Category Archives: Outages

[Resolved] xn9 outage

xn9 appears to have gone unresponsive, we are currently waiting on remote hands to check the server.

Update 1: It appears the underlying partition of the LVM volume group containing VPS filesystems has gone away, despite the RAID controller, drives and array being healthy. We are currently investigating recovery opportunities.

Update 2: We have been able to manually reconstruct the underlying partition and LVM metadata, however after several attempts we are unable to get it assembled in such a way that VM filesystems are accessible. The root cause of why the partition disappeared is unclear, we suspect the size of the volume may have changed due to a bug/defect within the raid controller. It is possible that with further examination we may be able to recover complete or partial data, we cannot make any guarantees, at this time no data is available. If there is any data which is of particular importance and you can provide the complete filename, we will do our best to recover it through some alternate methods.

We will now begin a recovery operation to re-create VPS based on XN9, onto alternative host machines. Managed servers will include restoration of backups where available.

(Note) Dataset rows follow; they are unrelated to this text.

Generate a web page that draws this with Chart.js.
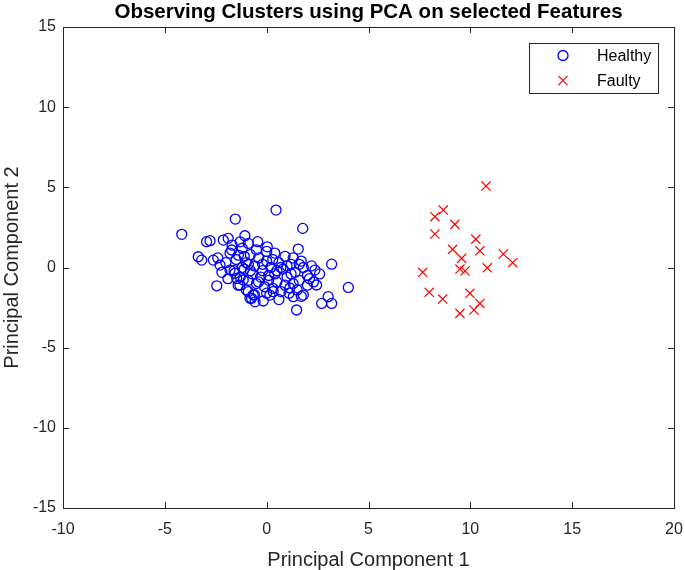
<!DOCTYPE html>
<html>
<head>
<meta charset="utf-8">
<script src="https://cdn.jsdelivr.net/npm/chart.js@4.4.0/dist/chart.umd.min.js"></script>
<style>
  body { margin: 0; background: #fff; }
  #wrap { width: 685px; height: 570px; }
</style>
</head>
<body>
<div id="wrap"><canvas id="pcaChart" width="685" height="570"></canvas></div>
<script>
let healthyX = [-4.17, 0.46, -1.54, 1.77, -2.95, -2.78, -2.13, -1.89, -1.07, -0.44, 0.03, 1.55, -3.36, -3.19, -2.62, -2.29, -2.45, 3.19, 4.01, 2.37, 2.45, 1.47, 3.02, 2.70, 3.19, 1.80, -0.17, -0.74,
  -1.80, -1.56, -1.47, -1.31, -1.15, -0.90, -0.82, -1.72, -1.39, 1.14, 1.31, 0.32, 0.16, -0.66, -0.57,
  -1.8, -1.5, -1.2, -1.0, -0.8, -0.6, -0.4, -0.2, 0.0, 0.2, 0.4, 0.6, 0.8, 1.0, 1.2, 1.4, 1.6, 1.8, 2.0,
  -1.6, -1.3, -1.1, -0.9, -0.7, -0.5, -0.3, -0.1, 0.1, 0.3, 0.5, 0.7, 0.9, 1.1, 1.3, 1.5,
  -2.0, -2.2, -1.9, -1.4, -1.0, -0.6, 0.0, 0.6, -1.7, -1.3, -0.9, -0.5, 0.0, 0.4, 0.9, 1.3, 1.7, 2.2, 2.6, 2.0,
  -2.4, -0.2, 0.3, -0.8, 1.0, 2.3, 1.7, -1.1, 0.5,
  -0.9, -0.4, 0.7, 1.2, 1.6, 2.1, -1.2, 0.1];
let healthyY = [2.07, 3.58, 3.02, 2.44, 1.61, 1.67, 1.71, 1.82, 1.98, 1.61, 1.29, 1.15, 0.67, 0.46, 0.46, 0.15, -1.14, 0.21, -1.24, -0.16, -1.09, -2.65, -1.82, -2.24, -2.24, -1.72, -2.09, -1.92,
  -0.16, -0.36, -0.68, -1.10, -0.78, -1.51, -1.92, 1.09, 0.77, -1.28, -1.82, -1.51, -1.72, -1.72, -2.14,
  0.9, 0.5, 1.2, 0.3, 0.8, 0.1, 0.6, -0.2, 0.4, 0.0, -0.4, 0.3, -0.1, -0.6, 0.2, -0.3, -0.8, 0.0, -0.5,
  -0.2, -0.6, -0.1, -0.8, -0.4, -1.0, -0.6, -1.2, -0.8, -1.3, -0.9, -1.5, -1.1, -1.6, -1.0, -1.4,
  0.3, -0.3, -0.7, -1.1, -1.4, -1.7, -1.6, -2.0, 1.4, 1.6, 1.5, 1.1, 1.0, 0.9, 0.7, 0.6, 0.4, 0.1, -0.4, -1.1,
  0.6, 0.2, 0.5, -0.2, 0.1, -0.9, -1.8, 0.7, -0.2,
  0.2, -0.9, 0.0, -0.4, 0.2, -0.7, 0.0, -0.5];
let faultyX = [10.77, 8.67, 8.26, 9.24, 8.26, 10.27, 9.13, 10.47, 9.57, 11.62, 12.08, 7.66, 9.49, 9.74, 10.83, 7.98, 8.64, 9.98, 10.47, 10.18, 9.49];
let faultyY = [5.08, 3.58, 3.17, 2.69, 2.09, 1.77, 1.13, 1.04, 0.57, 0.84, 0.30, -0.30, -0.10, -0.22, -0.02, -1.55, -1.97, -1.61, -2.24, -2.65, -2.86];
let xTicks = [-10, -5, 0, 5, 10, 15, 20];
let yTicks = [-15, -10, -5, 0, 5, 10, 15];
let seriesNames = ["Healthy", "Faulty"];
let chartTitle = "Observing Clusters using PCA on selected Features";

var axisColor = "#262626";
var fontName = "'Liberation Sans', Arial, sans-serif";

function toPoints(xs, ys) {
  var pts = [];
  for (let i = 0; i < xs.length; i++) {
    pts.push({ x: xs[i], y: ys[i] });
  }
  return pts;
}

// box round the plot with inward ticks on all four sides, like matlab
let boxPlugin = {
  id: "boxPlugin",
  afterDatasetsDraw(chart) {
    let ctx = chart.ctx;
    let a = chart.chartArea;
    let xs = chart.scales.x;
    let ys = chart.scales.y;
    ctx.save();
    ctx.strokeStyle = axisColor;
    ctx.lineWidth = 1;
    ctx.strokeRect(Math.round(a.left) + 0.5, Math.round(a.top) + 0.5, Math.round(a.right - a.left), Math.round(a.bottom - a.top));
    ctx.beginPath();
    xTicks.forEach(function (t) {
      let px = Math.round(xs.getPixelForValue(t)) + 0.5;
      ctx.moveTo(px, a.bottom);
      ctx.lineTo(px, a.bottom - 6);
      ctx.moveTo(px, a.top);
      ctx.lineTo(px, a.top + 6);
    });
    yTicks.forEach(function (t) {
      let py = Math.round(ys.getPixelForValue(t)) + 0.5;
      ctx.moveTo(a.left, py);
      ctx.lineTo(a.left + 6, py);
      ctx.moveTo(a.right, py);
      ctx.lineTo(a.right - 6, py);
    });
    ctx.stroke();

    // title is centred over the plot box, not over the whole canvas
    ctx.fillStyle = "#000";
    ctx.font = "bold 20.5px " + fontName;
    ctx.textAlign = "center";
    ctx.textBaseline = "middle";
    ctx.fillText(chartTitle, (a.left + a.right) / 2, 12);
    ctx.restore();
  },
};

let legendBox = {
  id: "legendBox",
  afterDraw(chart) {
    let ctx = chart.ctx;
    let left = 529, top = 43, w = 129, h = 50;
    ctx.save();
    ctx.fillStyle = "#fff";
    ctx.fillRect(left, top, w, h);
    ctx.strokeStyle = axisColor;
    ctx.lineWidth = 1;
    ctx.strokeRect(left + 0.5, top + 0.5, w, h);
    ctx.font = "16px " + fontName;
    ctx.textBaseline = "middle";
    ctx.fillStyle = "#000";
    chart.data.datasets.forEach(function (ds, i) {
      let cy = top + 12.5 + i * 25;
      let cx = left + 34;
      ctx.strokeStyle = ds.borderColor;
      ctx.lineWidth = ds.borderWidth;
      ctx.beginPath();
      if (ds.pointStyle === "circle") {
        ctx.arc(cx, cy, ds.pointRadius, 0, Math.PI * 2);
      } else {
        let d = ds.pointRadius * Math.SQRT1_2;
        ctx.moveTo(cx - d, cy - d);
        ctx.lineTo(cx + d, cy + d);
        ctx.moveTo(cx - d, cy + d);
        ctx.lineTo(cx + d, cy - d);
      }
      ctx.stroke();
      ctx.fillText(ds.label, left + 68, cy + 1);
    });
    ctx.restore();
  },
};

let cfg = {
  type: "scatter",
  data: {
    datasets: [
      {
        label: seriesNames[0],
        data: toPoints(healthyX, healthyY),
        pointStyle: "circle",
        pointRadius: 5,
        borderColor: "#0000ff",
        backgroundColor: "rgba(0,0,0,0)",
        borderWidth: 1.3,
      },
      {
        label: seriesNames[1],
        data: toPoints(faultyX, faultyY),
        pointStyle: "crossRot",
        pointRadius: 6.5,
        borderColor: "#ff0000",
        backgroundColor: "rgba(0,0,0,0)",
        borderWidth: 1.2,
      },
    ],
  },
  options: {
    responsive: false,
    animation: false,
    events: [],
    layout: { padding: { top: 27, right: 11, left: 0, bottom: 0 } },
    plugins: {
      legend: { display: false },
      tooltip: { enabled: false },
      title: { display: false },
    },
    scales: {
      x: {
        type: "linear",
        min: -10,
        max: 20,
        afterBuildTicks(scale) {
          scale.ticks = xTicks.map(function (v) { return { value: v }; });
        },
        afterFit(scale) {
          scale.height = 62;
          scale.paddingLeft = 0;
          scale.paddingRight = 0;
        },
        grid: { display: false, drawTicks: false },
        border: { display: false },
        ticks: {
          color: axisColor,
          padding: 12,
          font: { family: fontName, size: 16 },
        },
        title: {
          display: true,
          text: "Principal Component 1",
          color: axisColor,
          font: { family: fontName, size: 20, lineHeight: 1.0 },
          padding: { top: 0, bottom: 0 },
        },
      },
      y: {
        type: "linear",
        min: -15,
        max: 15,
        afterBuildTicks(scale) {
          scale.ticks = yTicks.map(function (v) { return { value: v }; });
        },
        afterFit(scale) {
          scale.width = 63;
          scale.paddingTop = 0;
          scale.paddingBottom = 0;
        },
        grid: { display: false, drawTicks: false },
        border: { display: false },
        ticks: {
          color: axisColor,
          padding: 7,
          font: { family: fontName, size: 16 },
        },
        title: {
          display: true,
          text: "Principal Component 2",
          color: axisColor,
          font: { family: fontName, size: 20, lineHeight: 1.0 },
          padding: { top: 2, bottom: 0 },
        },
      },
    },
  },
  plugins: [boxPlugin, legendBox],
};

var pcaChart = new Chart(document.getElementById("pcaChart"), cfg);
</script>
</body>
</html>
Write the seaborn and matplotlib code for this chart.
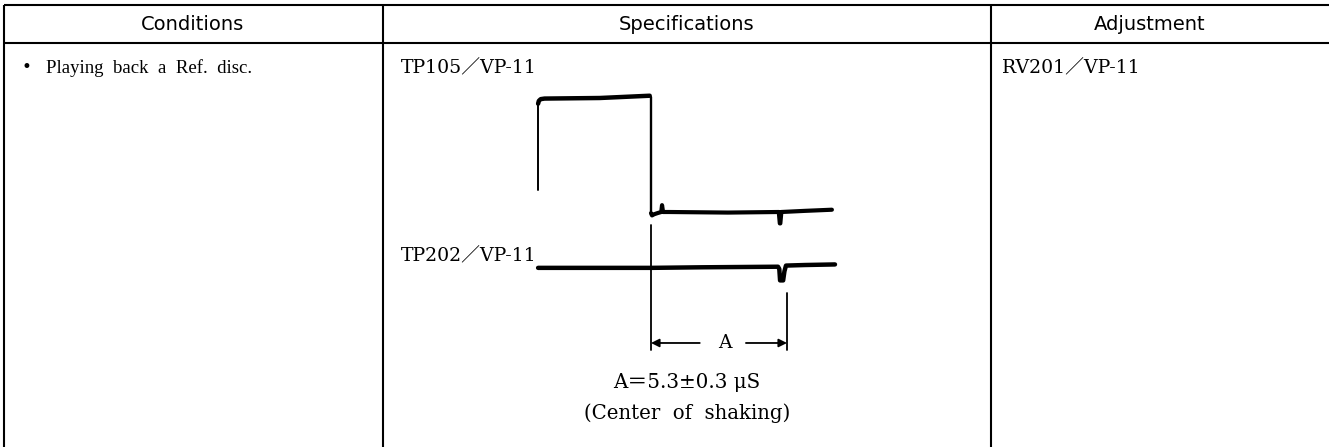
import matplotlib
matplotlib.use("Agg")
import matplotlib.pyplot as plt
import seaborn as sns
import numpy as np

# ---------------- data ----------------
headers = ["Conditions", "Specifications", "Adjustment"]
condition_text = "Playing  back  a  Ref.  disc."
spec_label_1 = "TP105／VP-11"
spec_label_2 = "TP202／VP-11"
adjust_text = "RV201／VP-11"
a_value = 5.3      # microseconds
spec_text = "A＝5.3±0.3 μS"
spec_note = "(Center  of  shaking)"

# TP105 waveform (time in us relative to falling edge, level in arbitrary units)
tp105_rise_t = [-4.40, -4.40]
tp105_rise_v = [0.19, 0.95]
tp105_top_t = [-4.40, -4.37, -4.30, -4.15, -2.0, -0.05]
tp105_top_v = [0.95, 0.975, 0.99, 0.995, 1.00, 1.02]
tp105_fall_t = [0.0, 0.0]
tp105_fall_v = [1.01, -0.01]
tp105_low_t = [0.0, 0.04, 0.12, 0.25, 0.40, 0.43, 0.47, 0.7, 3.0, 4.98, 5.02, 5.04, 5.08, 6.0, 7.05]
tp105_low_v = [-0.01, -0.03, -0.02, -0.01, 0.0, 0.06, 0.0, 0.0, -0.005, 0.0, -0.10, -0.10, 0.0, 0.01, 0.02]

# TP202 waveform
tp202_t = [-4.40, -1.0, 0.0, 2.0, 4.95, 5.00, 5.03, 5.15, 5.20, 5.26, 6.0, 7.17]
tp202_v = [-0.49, -0.49, -0.49, -0.485, -0.48, -0.50, -0.60, -0.60, -0.52, -0.47, -0.465, -0.46]

# ---------------- figure ----------------
sns.set_theme(style="white")
plt.rcParams["font.family"] = ["DejaVu Serif", "Noto Sans CJK JP", "DejaVu Sans"]

W, H = 1329, 447
fig = plt.figure(figsize=(W / 100, H / 100), dpi=100)
fig.patch.set_facecolor("white")

bg = fig.add_axes([0, 0, 1, 1])
bg.set_xlim(0, W)
bg.set_ylim(H, 0)
bg.axis("off")

# table grid
lw_tab = 1.5
bg.hlines([5, 42.5], 4, W, color="black", lw=lw_tab)
bg.vlines([4, 383, 991], 5, H, color="black", lw=lw_tab)

sans = ["DejaVu Sans"]
serif = ["DejaVu Serif", "Noto Sans CJK JP"]
serif2 = ["Liberation Serif", "Noto Sans CJK JP"]
for xc, h in zip([193, 687, 1150], headers):
    bg.text(xc, 24, h, ha="center", va="center", family=sans, fontsize=14, color="black")

bg.text(21, 68, "•", ha="left", va="center", family=serif, fontsize=12, color="black")
bg.text(46, 68, condition_text, ha="left", va="center", family=serif2,
        fontsize=13.5, color="black")
bg.text(401, 68, spec_label_1, ha="left", va="center", family=serif, fontsize=13.6, color="black")
bg.text(401, 256, spec_label_2, ha="left", va="center", family=serif, fontsize=13.6, color="black")
bg.text(1002, 68, adjust_text, ha="left", va="center", family=serif, fontsize=13.6, color="black")
bg.text(687, 383, spec_text, ha="center", va="center", family=serif, fontsize=14.3, color="black")
bg.text(687, 413, spec_note, ha="center", va="center", family=serif,
        fontsize=14.2, color="black")

# waveform axes: px = 651 + 25.66*t ; py = 212 - 114*v
x0, x1 = 520, 860
y0, y1 = 80, 360
wave = fig.add_axes([x0 / W, (H - y1) / H, (x1 - x0) / W, (y1 - y0) / H])
wave.set_xlim((x0 - 651) / 25.66, (x1 - 651) / 25.66)
wave.set_ylim((212 - y1) / 114, (212 - y0) / 114)
wave.axis("off")
wave.patch.set_alpha(0)

kw = dict(ax=wave, color="black", sort=False, estimator=None, legend=False)
sns.lineplot(x=tp105_rise_t, y=tp105_rise_v, lw=1.4, **kw)
sns.lineplot(x=tp105_top_t, y=tp105_top_v, lw=3.2, **kw)
sns.lineplot(x=tp105_fall_t, y=tp105_fall_v, lw=1.7, **kw)
sns.lineplot(x=tp105_low_t, y=tp105_low_v, lw=3.0, **kw)
sns.lineplot(x=tp202_t, y=tp202_v, lw=3.2, **kw)

# measurement markers
sns.lineplot(x=[0, 0], y=[-0.114, -1.21], lw=1.3, **kw)
sns.lineplot(x=[a_value, a_value], y=[-0.71, -1.21], lw=1.3, **kw)
ya = -1.149
wave.text(2.88, ya, "A", ha="center", va="center", family=serif, fontsize=13.5, color="black")
wave.annotate("", xy=(0, ya), xytext=(1.9, ya),
              arrowprops=dict(arrowstyle="-|>", lw=1.3, color="black", mutation_scale=12,
                              shrinkA=0, shrinkB=0))
wave.annotate("", xy=(a_value, ya), xytext=(3.7, ya),
              arrowprops=dict(arrowstyle="-|>", lw=1.3, color="black", mutation_scale=12,
                              shrinkA=0, shrinkB=0))

fig.savefig("out.png", dpi=100, facecolor="white")
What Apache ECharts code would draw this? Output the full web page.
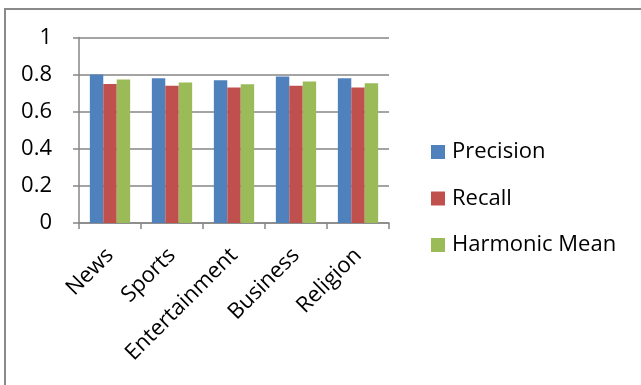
<!DOCTYPE html>
<html>
<head>
<meta charset="utf-8">
<script src="https://cdn.jsdelivr.net/npm/echarts@6/dist/echarts.min.js"></script>
<style>html,body{margin:0;padding:0;background:#fff;}#c{width:641px;height:385px;}</style>
</head>
<body>
<div id="c"></div>
<script>
const categories = ['News', 'Sports', 'Entertainment', 'Business', 'Religion'];
const precision = [0.80, 0.78, 0.77, 0.79, 0.78];
const recall = [0.75, 0.74, 0.73, 0.74, 0.73];
const harmonicMean = [0.774, 0.758, 0.748, 0.763, 0.754];
const yTicks = [0, 0.2, 0.4, 0.6, 0.8, 1];

const FONT = 'Open Sans';
const FS = 22;
const fmtY = v => { const t = yTicks.find(x => Math.abs(x - v) < 1e-9); return t === undefined ? '' : String(t); };
const chart = echarts.init(document.getElementById('c'), null, {renderer: 'canvas'});
chart.setOption({
  animation: false,
  backgroundColor: '#fff',
  textStyle: {fontFamily: FONT},
  graphic: [{
    type: 'rect', shape: {x: 5, y: 9, width: 700, height: 450},
    style: {fill: 'none', stroke: '#8a8a8a', lineWidth: 2}, silent: true
  }],
  grid: {left: 79, right: 252, top: 37.5, bottom: 162, containLabel: false},
  legend: {
    orient: 'vertical', left: 431, top: 141, padding: 0, itemGap: 24.5,
    itemWidth: 14, itemHeight: 14, icon: 'rect',
    textStyle: {fontFamily: FONT, fontSize: FS, color: '#000', padding: [0, 0, 0, 2]},
    data: ['Precision', 'Recall', 'Harmonic Mean']
  },
  xAxis: {
    type: 'category', data: categories,
    axisLine: {lineStyle: {color: '#868686', width: 1.5}},
    axisTick: {show: true, length: 6, interval: 0, lineStyle: {color: '#868686', width: 1.5}},
    axisLabel: {rotate: 45, interval: 0, margin: 29, fontFamily: FONT, fontSize: FS, color: '#000'}
  },
  yAxis: [{
    type: 'value', min: 0, max: 1, interval: 0.2, position: 'left',
    axisLine: {show: true, lineStyle: {color: '#868686', width: 1.5}},
    axisTick: {show: true, inside: false, length: 6, lineStyle: {color: '#868686', width: 1.5}},
    splitLine: {lineStyle: {color: '#868686', width: 1.5}},
    axisLabel: {show: false}
  }, {
    type: 'value', min: 0, max: 1, interval: 0.2, position: 'left', offset: 15,
    axisLine: {show: false}, axisTick: {show: false}, splitLine: {show: false},
    axisLabel: {margin: 12, fontFamily: FONT, fontSize: FS, color: '#000', formatter: fmtY}
  }],
  series: [
    {name: 'Precision', type: 'bar', data: precision, barGap: '0%', barCategoryGap: '35%', itemStyle: {color: '#4f81bd'}},
    {name: 'Recall', type: 'bar', data: recall, itemStyle: {color: '#c0504d'}},
    {name: 'Harmonic Mean', type: 'bar', data: harmonicMean, itemStyle: {color: '#9bbb59'}}
  ]
});
</script>
</body>
</html>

We sincerely apologise for this inconvenience and will continue to work with our customers to restore service as quickly as possible.

Update 3: All VPS have been migrated to alternate hardware.

[Resolved] XN10 Packet loss

Starting at approximately 22:20 GMT+1, xn10 was experiencing high packet loss. Due to limited access to the server we gracefully shutdown all VM’s and brought them back up to make some configuration changes. Apologies for the reboot.

We have now identified one VM is the destination of a low bandwidth, high concurrency DoS attack which has now been null routed and we continue to monitor.

[Resolved] XN1 Outage

We are aware of an issue with our XN1 node, we have identified the issue and are working to resolve it as quickly as possible.

Updates will be provided here.

Update @ 16:52: DC Staff are running slow, frustrating but nothing we can do unfortunately to speed this up.

Update: This is now resolved.

[Resolved] xn3 outage

xn3.pcsmarthosting.co.uk currently has issues with the RAID controller which we are working to resolve. Further updates will follow.

Update: We’ve traced this to a bug in the upstream Linux 4.9 kernel. The raid controller and array appear to be healthy. We’ll bring the server back up on a secondary kernel to restore service. Further investigations will be carried out in our test environment.

[Resolved] XN10 Outage

We have been made aware of an issue with XN10 by monitoring and are currently investigating the issue, further updates will be provided here when we have them

Update: This has now been resolved.

[Resolved] Web1 Read Only

Our web1 server has currently gone into a read only state and our technicians are currently investigating this.

Updates will be provided here when they’re available.

Update: Onsite staff are currently hooking up a crash cart to this machine.

Update: It appears a hard disk in the RAID10 array has failed, and caused the controller to hang. This is rare but it can happen. There are some filesystem inconsistencies we are working to repair then the server will be brought back online.

Update: Damage has been repaired and didn’t look too bad, just doing a 2nd pass now to be absolutely sure and will then boot.

Update: Server is now back online and the RAID array is rebuilding.

[Resolved] VZ1 Outage

We are currently aware of an issue with our VZ1 Node, we are investigating this and hope to have service restored in the next 30 minutes.

Update: This has now been resolved and the machine is back online.

[Resolved] Billing and Ticketing DDoS Outage

We are currently facing a large DDoS attack on the offsite DataCentre we use for our billing and ticketing systems, the incident is being treated as a priority 1 and we will post updates here as we get them.

We offload our billing and ticketing systems to a different DataCentre for redundancy so should our primary DataCentre be unavailable access to your billing and ticketing systems would be unaffected.

Update: This has now been mitigated and the issue resolved.

[Resolved] XN10 Unresponsive

XN10 has currently gone unresponsive and is being investigated, due to the history of recent outages on this machine it’s likely we will be replacing this machine in the next few minutes.

Updates will be provided here as usual.

Update: XN10 is now back online and all VPS up and running, the move to new hardware has been postponed for a couple of days.